Time for colour. If your primer coat is done we can add colour now. The process is the same. Start with a lighter coat followed by wet coats until full coverage is achieved. 1-3 coats, 20 mins - 1 hour apart. If you have an issue with anything, you can sand your colour coat once dry. Apply more colour to in the affected area. Clean your work 100% before moving to clear. Metallics should not be sanded at all. However, if you have an issue, you can sand it out carefully and re apply colour to get the metallic effect. 

Clear Coat

After your custom colour is applied, you will want to protect it. For this we use our nitrocellulose clear coat. As for application, it is more of the same. You will use more product in this step though. You will want a good build up of clear for the wet sanding process. If you use to little (or sand too much), you can risk sanding through the clear coat into the colour coat. Legend has it you will want 4-8 coats for a vintage finish and 10-12 coats for a factory finish. At the Gibson plant they use 8 coats of clear lacquer sprayed by a machine, not a person. Fender is somewhere in the middle. Only sand if you need to (orange peel or a lacquer spatter). Your first coat should again be light. Followed by wetter coats. 20 mins 1 hour apart. 

If you run into any issues in any of these steps ie,,, a run, sag, orange peel or spatter. STOP.  Let dry and carefully/gently sand out the issue. Re apply what you were spraying and move on.
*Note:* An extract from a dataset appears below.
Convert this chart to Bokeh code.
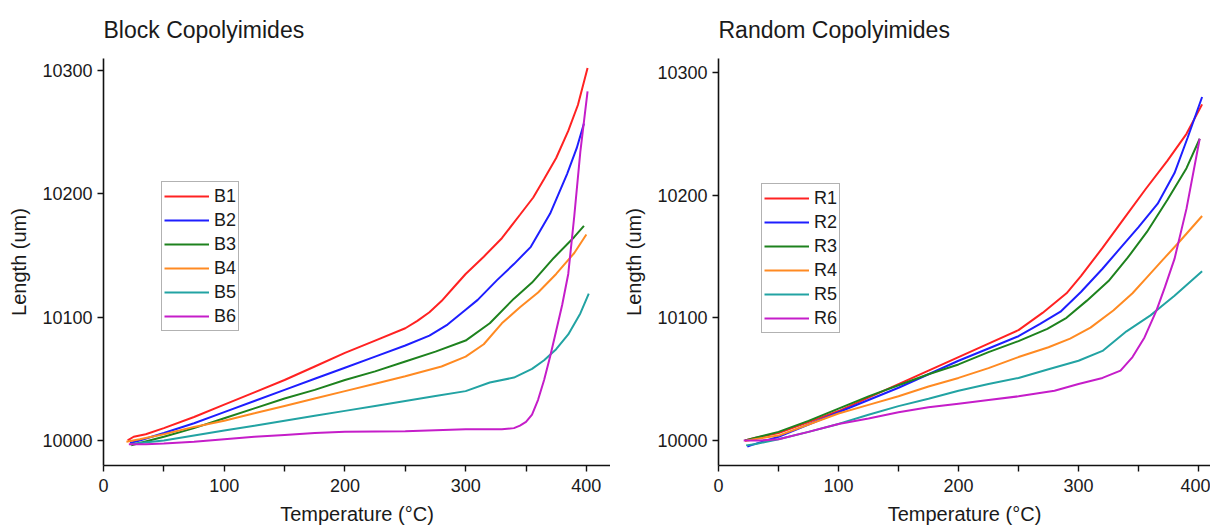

* You can spray coats 20 mins apart with no issue. The 1 hour guide is for first time finishers and is just a guide. If you are confident in your abilities your process can indeed be much faster. As long as your coats are lighter coats (as they should be) the solvent will have flashed off and be ready for the next coat quickly. 

Wet Sanding and Polishing

When you feel your finish has hardened you may start your wet sanding and polishing. There is no "one way" to do this. When you start wet sanding you can start anywhere from 800 to 1500 grit depending on your finishing experience. This is because wet sanding and polishing overlap based on products. Polishing compounds are just a "liquid" sandpaper so to speak. The more coarse the compound is the more it will "remove" scratches still leaving behind smaller ones. Nitrocellulose is a "thermo-plastic" finish. This means it "softens" as it heats up (polished/rubbed). No matter how hard your finish is, 1 or 4 weeks cured. It will still need be softened when polished due tonthe friction caused. This is how Gibson and Fender can wet sand and polish after only 6 to 8 days of curing. If this is your first time finishing we would recommend letting your finish cure one week. Sand up through the grits starting at 1000 moving to at least 2000 grit "p" grade wet sandpaper. Then polish with a medium fine compound followed by a fine compound and you can also use swirl remover at the end. Let your finish cool after buffing a few minutes. (because it's thermo-plastic) It's still soft due to the heat caused by buffing. After it's cooled, clean off the leftover compound with a soft cloth or clean buffing pad and move to the next step until you are finished and have a mirror shine. If you are doing a relic job you can stop at any point you feel your guitar looks the way you like it.

Before you start polishing your part should be 100% flat and have a matte look to it. If it still has areas with a shine then it isnt flat. Then shine is clear gloss lacquer that is in a low area.